Thursday, September 10, 2009

i do know one thing though

having a day off today (; slept in and it's a beautiful day. absolutely. when you leave stores, the less grumpy attendants urge you to enjoy the rest of your sunny day. But honestly, it's warmer today at 14 degrees than it was yesterday at 17.

Recently, though, been surprised at how more people than i thought take me to be some...well, whatever the opposite of a fair-weather friend is. A foul-weather friend? Something like that, I'm sure. But yea, since when has that been my role? Surely that's unfair. I want to be there for the good things too.
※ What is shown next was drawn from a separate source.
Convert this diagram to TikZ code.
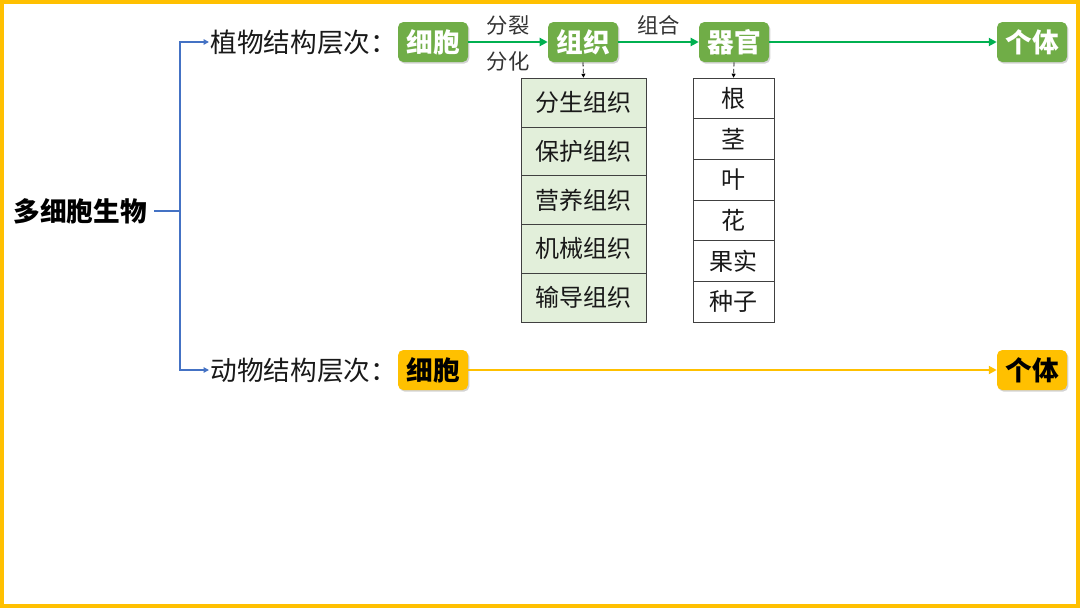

Yes, i do want to know if something bad's happened, and as far as i can, I want to be there for you, but when you ONLY tell me of the shitty things that've happen, when you only talk to me because eveyone else is busy and you know that i'll make time for you, when you only look for me because you need someone on your side, what am i supposed to take from all this? You never promised me the same frienship i did, and though i had, at one time, hoped that you would, i never expected it. I don't think you know just how much i don't tell you anymore. i don't think you've changed. And i know you're trying. very, very little. But you're trying and i appreciate it, though my appreciation is directly proportinal to the effort you're putting in. I know i am allowed to feel angry at you. And you, you just exhausted me. I don't know what else i can say to you. What do you want?

But no, this still doesn't ruin my gorgeously sunny day. I'm not stewing over it anymore, i might have been before this, but not right now. not today :) if you people assume that this is how our friendship works, i'll live with it. Or not. We'll see how i'm feeling. But now, yea, i'm just trying to keep the blog updated so that Tani (who seems to have disappeared from my blogosphere over the past...day :D) has something to do <3

and anyone else who's reading this, honestly, cross-my-heart-and-hope-to-die honestly, if you have a problem or anything has upset you and you want to share that with me, don't let this put you off. Just let me know when something good happens. Or when nothng happens. Sometimes, those are the best things to hear about. But if you don't wanna share, again, trust me, i understand. Yes, i am THAT good a friend.